start DATASET ROWS

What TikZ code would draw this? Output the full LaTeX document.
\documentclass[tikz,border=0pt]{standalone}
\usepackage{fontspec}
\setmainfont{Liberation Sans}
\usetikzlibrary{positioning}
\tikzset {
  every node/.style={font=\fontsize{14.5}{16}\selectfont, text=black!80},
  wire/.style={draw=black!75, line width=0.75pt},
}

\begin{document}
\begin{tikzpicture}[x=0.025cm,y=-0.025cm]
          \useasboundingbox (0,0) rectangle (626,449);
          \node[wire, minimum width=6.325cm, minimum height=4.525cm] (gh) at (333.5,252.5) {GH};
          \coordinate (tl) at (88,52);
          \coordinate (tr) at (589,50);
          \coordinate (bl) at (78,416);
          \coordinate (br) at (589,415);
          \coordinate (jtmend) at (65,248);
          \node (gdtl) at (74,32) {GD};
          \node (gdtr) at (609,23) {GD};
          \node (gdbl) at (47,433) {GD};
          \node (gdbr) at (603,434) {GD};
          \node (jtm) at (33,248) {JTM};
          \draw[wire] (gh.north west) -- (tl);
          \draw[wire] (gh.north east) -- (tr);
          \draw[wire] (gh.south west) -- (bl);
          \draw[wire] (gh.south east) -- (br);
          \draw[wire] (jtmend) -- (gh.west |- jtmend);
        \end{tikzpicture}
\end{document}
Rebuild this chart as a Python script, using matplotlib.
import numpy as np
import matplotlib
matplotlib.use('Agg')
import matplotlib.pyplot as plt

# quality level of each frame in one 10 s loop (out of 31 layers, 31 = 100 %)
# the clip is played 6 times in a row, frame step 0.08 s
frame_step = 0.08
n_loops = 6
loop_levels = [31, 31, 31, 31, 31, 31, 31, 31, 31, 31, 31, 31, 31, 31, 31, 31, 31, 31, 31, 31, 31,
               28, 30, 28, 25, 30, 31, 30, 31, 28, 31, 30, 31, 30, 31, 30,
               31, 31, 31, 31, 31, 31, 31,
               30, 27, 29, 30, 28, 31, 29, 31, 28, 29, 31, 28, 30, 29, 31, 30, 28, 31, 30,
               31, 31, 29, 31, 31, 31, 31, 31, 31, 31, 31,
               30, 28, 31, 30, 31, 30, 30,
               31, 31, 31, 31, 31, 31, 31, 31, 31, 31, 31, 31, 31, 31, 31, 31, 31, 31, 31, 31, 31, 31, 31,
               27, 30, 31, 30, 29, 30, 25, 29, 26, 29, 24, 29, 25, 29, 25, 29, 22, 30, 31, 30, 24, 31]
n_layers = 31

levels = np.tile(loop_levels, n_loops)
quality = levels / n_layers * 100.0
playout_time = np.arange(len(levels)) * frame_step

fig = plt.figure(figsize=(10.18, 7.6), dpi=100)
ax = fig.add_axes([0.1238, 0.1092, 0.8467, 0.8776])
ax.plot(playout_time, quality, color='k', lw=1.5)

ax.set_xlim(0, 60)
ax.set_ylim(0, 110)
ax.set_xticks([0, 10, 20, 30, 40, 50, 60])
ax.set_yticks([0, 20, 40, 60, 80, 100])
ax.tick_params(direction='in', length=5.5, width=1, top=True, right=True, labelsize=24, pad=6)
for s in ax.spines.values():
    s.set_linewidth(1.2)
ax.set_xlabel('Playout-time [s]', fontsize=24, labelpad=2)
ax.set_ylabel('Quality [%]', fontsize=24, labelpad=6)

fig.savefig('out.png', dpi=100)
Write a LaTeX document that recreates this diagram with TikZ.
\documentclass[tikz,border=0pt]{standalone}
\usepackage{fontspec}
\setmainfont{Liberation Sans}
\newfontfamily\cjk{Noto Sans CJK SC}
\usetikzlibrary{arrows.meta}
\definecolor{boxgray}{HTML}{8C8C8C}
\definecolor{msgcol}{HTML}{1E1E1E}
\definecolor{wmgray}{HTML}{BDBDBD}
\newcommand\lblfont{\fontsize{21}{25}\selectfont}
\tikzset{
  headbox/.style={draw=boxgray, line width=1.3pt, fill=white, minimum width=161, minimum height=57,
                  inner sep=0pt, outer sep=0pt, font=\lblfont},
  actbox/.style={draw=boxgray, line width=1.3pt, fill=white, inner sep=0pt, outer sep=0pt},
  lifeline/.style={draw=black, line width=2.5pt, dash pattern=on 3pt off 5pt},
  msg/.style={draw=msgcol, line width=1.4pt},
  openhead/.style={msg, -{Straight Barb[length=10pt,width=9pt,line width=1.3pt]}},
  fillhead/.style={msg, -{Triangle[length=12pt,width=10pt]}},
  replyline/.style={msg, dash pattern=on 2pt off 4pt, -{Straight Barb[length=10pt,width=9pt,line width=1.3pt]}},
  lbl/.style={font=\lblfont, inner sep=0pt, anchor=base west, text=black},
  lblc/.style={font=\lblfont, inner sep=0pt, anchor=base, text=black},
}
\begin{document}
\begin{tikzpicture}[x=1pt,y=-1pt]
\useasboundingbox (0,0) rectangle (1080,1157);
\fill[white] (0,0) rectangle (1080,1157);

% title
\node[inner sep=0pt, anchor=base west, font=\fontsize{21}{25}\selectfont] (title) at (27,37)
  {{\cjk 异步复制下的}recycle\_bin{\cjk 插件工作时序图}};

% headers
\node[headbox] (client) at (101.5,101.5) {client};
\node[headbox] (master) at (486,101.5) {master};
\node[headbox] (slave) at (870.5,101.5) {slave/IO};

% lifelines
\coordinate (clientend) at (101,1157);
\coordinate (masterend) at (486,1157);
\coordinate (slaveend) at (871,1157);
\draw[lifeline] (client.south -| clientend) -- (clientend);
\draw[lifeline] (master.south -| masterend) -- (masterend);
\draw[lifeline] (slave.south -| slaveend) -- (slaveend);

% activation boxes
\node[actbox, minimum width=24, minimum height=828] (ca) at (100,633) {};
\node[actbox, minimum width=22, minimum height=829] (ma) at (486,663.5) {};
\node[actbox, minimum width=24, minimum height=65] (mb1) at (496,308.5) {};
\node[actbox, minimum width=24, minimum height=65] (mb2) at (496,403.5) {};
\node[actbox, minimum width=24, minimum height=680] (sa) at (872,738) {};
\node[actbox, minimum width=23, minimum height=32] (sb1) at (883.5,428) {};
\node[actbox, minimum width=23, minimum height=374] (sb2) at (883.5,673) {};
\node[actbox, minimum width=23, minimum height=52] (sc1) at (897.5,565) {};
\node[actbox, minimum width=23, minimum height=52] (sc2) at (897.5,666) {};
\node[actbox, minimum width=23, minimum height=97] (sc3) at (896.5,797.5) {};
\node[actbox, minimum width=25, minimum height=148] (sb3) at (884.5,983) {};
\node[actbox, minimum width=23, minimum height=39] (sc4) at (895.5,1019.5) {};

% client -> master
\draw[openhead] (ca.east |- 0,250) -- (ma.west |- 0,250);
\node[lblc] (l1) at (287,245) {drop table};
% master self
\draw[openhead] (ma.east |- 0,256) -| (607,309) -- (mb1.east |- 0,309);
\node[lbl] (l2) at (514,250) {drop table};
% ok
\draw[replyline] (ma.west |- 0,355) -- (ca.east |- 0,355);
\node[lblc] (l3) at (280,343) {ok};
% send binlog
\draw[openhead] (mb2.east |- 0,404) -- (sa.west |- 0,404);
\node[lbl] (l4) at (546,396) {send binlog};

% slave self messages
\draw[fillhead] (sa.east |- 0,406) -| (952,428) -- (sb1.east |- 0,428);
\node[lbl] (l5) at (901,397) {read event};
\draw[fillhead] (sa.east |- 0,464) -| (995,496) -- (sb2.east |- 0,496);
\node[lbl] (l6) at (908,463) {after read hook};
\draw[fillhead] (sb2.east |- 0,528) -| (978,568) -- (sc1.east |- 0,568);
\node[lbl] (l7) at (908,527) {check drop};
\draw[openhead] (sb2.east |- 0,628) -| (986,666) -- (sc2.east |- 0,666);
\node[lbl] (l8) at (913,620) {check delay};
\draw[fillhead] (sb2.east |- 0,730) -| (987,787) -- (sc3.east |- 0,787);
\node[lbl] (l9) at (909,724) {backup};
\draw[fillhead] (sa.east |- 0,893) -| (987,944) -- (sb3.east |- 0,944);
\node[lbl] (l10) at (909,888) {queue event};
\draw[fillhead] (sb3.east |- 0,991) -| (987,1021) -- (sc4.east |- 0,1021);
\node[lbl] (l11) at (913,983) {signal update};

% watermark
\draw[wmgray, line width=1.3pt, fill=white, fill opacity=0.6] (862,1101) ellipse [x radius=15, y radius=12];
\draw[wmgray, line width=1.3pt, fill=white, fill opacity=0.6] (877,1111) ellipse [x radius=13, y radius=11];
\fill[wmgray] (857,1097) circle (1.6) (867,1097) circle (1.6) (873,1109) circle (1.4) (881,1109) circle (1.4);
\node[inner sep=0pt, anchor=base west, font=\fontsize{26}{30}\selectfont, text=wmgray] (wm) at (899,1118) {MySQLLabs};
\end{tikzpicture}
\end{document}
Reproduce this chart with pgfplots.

end DATASET ROWS

#### PROMPT
List all lines in the material containing the string "LaTeX".

#### ANSWER TO THE PROBLEM
What TikZ code would draw this? Output the full LaTeX document.
Write a LaTeX document that recreates this diagram with TikZ.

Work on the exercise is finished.